**Directions**
Your copy of the material must match it exactly, except that pictures are dropped.

● ● ● ● ●

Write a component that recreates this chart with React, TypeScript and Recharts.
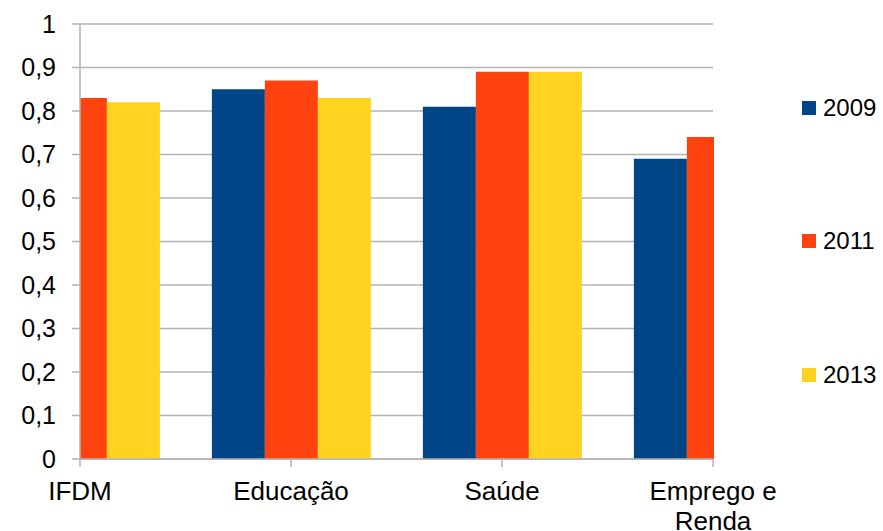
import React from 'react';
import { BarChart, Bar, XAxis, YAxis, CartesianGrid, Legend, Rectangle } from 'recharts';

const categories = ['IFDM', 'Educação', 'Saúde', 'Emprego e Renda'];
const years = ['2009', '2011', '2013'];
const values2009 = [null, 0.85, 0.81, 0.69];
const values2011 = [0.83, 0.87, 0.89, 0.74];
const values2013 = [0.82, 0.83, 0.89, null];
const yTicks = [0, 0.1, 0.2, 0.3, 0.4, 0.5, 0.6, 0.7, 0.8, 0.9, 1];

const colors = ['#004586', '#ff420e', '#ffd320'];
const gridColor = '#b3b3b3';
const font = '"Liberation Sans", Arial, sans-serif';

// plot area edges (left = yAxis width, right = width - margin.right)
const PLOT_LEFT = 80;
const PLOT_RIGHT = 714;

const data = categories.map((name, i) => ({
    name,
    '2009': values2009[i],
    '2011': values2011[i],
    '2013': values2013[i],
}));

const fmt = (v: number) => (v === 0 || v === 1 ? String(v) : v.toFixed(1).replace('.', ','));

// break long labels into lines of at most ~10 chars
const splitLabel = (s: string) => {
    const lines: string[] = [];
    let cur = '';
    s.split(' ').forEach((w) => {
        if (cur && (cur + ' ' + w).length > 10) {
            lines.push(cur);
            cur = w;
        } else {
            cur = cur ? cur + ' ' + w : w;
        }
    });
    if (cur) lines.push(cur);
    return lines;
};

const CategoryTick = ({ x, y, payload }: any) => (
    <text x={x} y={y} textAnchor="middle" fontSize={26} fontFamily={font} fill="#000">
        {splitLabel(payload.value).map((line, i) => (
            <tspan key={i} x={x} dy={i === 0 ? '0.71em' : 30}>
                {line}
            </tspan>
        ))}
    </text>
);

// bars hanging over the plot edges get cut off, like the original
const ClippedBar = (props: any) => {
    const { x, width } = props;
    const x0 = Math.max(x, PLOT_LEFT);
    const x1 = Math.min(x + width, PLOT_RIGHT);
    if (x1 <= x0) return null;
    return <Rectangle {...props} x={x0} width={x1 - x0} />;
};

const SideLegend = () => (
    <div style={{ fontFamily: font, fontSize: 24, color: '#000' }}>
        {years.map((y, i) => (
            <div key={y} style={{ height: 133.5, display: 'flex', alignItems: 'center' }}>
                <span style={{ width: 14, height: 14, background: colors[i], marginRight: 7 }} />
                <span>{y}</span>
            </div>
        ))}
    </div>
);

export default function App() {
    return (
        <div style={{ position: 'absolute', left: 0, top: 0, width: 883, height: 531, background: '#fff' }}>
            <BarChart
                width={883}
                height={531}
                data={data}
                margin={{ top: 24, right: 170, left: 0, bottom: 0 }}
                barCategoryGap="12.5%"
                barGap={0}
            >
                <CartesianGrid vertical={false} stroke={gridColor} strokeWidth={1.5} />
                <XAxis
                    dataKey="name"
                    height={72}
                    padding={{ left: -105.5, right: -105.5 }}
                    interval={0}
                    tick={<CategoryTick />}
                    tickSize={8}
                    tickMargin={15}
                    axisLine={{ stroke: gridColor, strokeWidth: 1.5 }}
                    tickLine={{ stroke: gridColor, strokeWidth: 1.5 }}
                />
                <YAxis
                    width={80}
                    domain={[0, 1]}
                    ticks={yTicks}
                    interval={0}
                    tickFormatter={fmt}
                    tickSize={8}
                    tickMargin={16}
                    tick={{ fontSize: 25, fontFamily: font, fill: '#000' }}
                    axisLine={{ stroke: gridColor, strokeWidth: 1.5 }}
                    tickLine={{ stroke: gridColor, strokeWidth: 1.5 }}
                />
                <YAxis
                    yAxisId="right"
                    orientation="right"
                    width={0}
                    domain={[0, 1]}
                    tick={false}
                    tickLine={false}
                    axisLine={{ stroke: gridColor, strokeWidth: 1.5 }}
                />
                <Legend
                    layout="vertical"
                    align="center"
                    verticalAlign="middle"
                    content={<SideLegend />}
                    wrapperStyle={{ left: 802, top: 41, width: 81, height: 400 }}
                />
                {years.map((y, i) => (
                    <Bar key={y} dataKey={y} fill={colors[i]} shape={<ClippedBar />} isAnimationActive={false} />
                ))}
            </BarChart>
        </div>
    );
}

● ● ● ● ●

**Solution**
Write a component that recreates this chart with React, TypeScript and Recharts.
import React from 'react';
import { BarChart, Bar, XAxis, YAxis, CartesianGrid, Legend, Rectangle } from 'recharts';

const categories = ['IFDM', 'Educação', 'Saúde', 'Emprego e Renda'];
const years = ['2009', '2011', '2013'];
const values2009 = [null, 0.85, 0.81, 0.69];
const values2011 = [0.83, 0.87, 0.89, 0.74];
const values2013 = [0.82, 0.83, 0.89, null];
const yTicks = [0, 0.1, 0.2, 0.3, 0.4, 0.5, 0.6, 0.7, 0.8, 0.9, 1];

const colors = ['#004586', '#ff420e', '#ffd320'];
const gridColor = '#b3b3b3';
const font = '"Liberation Sans", Arial, sans-serif';

// plot area edges (left = yAxis width, right = width - margin.right)
const PLOT_LEFT = 80;
const PLOT_RIGHT = 714;

const data = categories.map((name, i) => ({
    name,
    '2009': values2009[i],
    '2011': values2011[i],
    '2013': values2013[i],
}));

const fmt = (v: number) => (v === 0 || v === 1 ? String(v) : v.toFixed(1).replace('.', ','));

// break long labels into lines of at most ~10 chars
const splitLabel = (s: string) => {
    const lines: string[] = [];
    let cur = '';
    s.split(' ').forEach((w) => {
        if (cur && (cur + ' ' + w).length > 10) {
            lines.push(cur);
            cur = w;
        } else {
            cur = cur ? cur + ' ' + w : w;
        }
    });
    if (cur) lines.push(cur);
    return lines;
};

const CategoryTick = ({ x, y, payload }: any) => (
    <text x={x} y={y} textAnchor="middle" fontSize={26} fontFamily={font} fill="#000">
        {splitLabel(payload.value).map((line, i) => (
            <tspan key={i} x={x} dy={i === 0 ? '0.71em' : 30}>
                {line}
            </tspan>
        ))}
    </text>
);

// bars hanging over the plot edges get cut off, like the original
const ClippedBar = (props: any) => {
    const { x, width } = props;
    const x0 = Math.max(x, PLOT_LEFT);
    const x1 = Math.min(x + width, PLOT_RIGHT);
    if (x1 <= x0) return null;
    return <Rectangle {...props} x={x0} width={x1 - x0} />;
};

const SideLegend = () => (
    <div style={{ fontFamily: font, fontSize: 24, color: '#000' }}>
        {years.map((y, i) => (
            <div key={y} style={{ height: 133.5, display: 'flex', alignItems: 'center' }}>
                <span style={{ width: 14, height: 14, background: colors[i], marginRight: 7 }} />
                <span>{y}</span>
            </div>
        ))}
    </div>
);

export default function App() {
    return (
        <div style={{ position: 'absolute', left: 0, top: 0, width: 883, height: 531, background: '#fff' }}>
            <BarChart
                width={883}
                height={531}
                data={data}
                margin={{ top: 24, right: 170, left: 0, bottom: 0 }}
                barCategoryGap="12.5%"
                barGap={0}
            >
                <CartesianGrid vertical={false} stroke={gridColor} strokeWidth={1.5} />
                <XAxis
                    dataKey="name"
                    height={72}
                    padding={{ left: -105.5, right: -105.5 }}
                    interval={0}
                    tick={<CategoryTick />}
                    tickSize={8}
                    tickMargin={15}
                    axisLine={{ stroke: gridColor, strokeWidth: 1.5 }}
                    tickLine={{ stroke: gridColor, strokeWidth: 1.5 }}
                />
                <YAxis
                    width={80}
                    domain={[0, 1]}
                    ticks={yTicks}
                    interval={0}
                    tickFormatter={fmt}
                    tickSize={8}
                    tickMargin={16}
                    tick={{ fontSize: 25, fontFamily: font, fill: '#000' }}
                    axisLine={{ stroke: gridColor, strokeWidth: 1.5 }}
                    tickLine={{ stroke: gridColor, strokeWidth: 1.5 }}
                />
                <YAxis
                    yAxisId="right"
                    orientation="right"
                    width={0}
                    domain={[0, 1]}
                    tick={false}
                    tickLine={false}
                    axisLine={{ stroke: gridColor, strokeWidth: 1.5 }}
                />
                <Legend
                    layout="vertical"
                    align="center"
                    verticalAlign="middle"
                    content={<SideLegend />}
                    wrapperStyle={{ left: 802, top: 41, width: 81, height: 400 }}
                />
                {years.map((y, i) => (
                    <Bar key={y} dataKey={y} fill={colors[i]} shape={<ClippedBar />} isAnimationActive={false} />
                ))}
            </BarChart>
        </div>
    );
}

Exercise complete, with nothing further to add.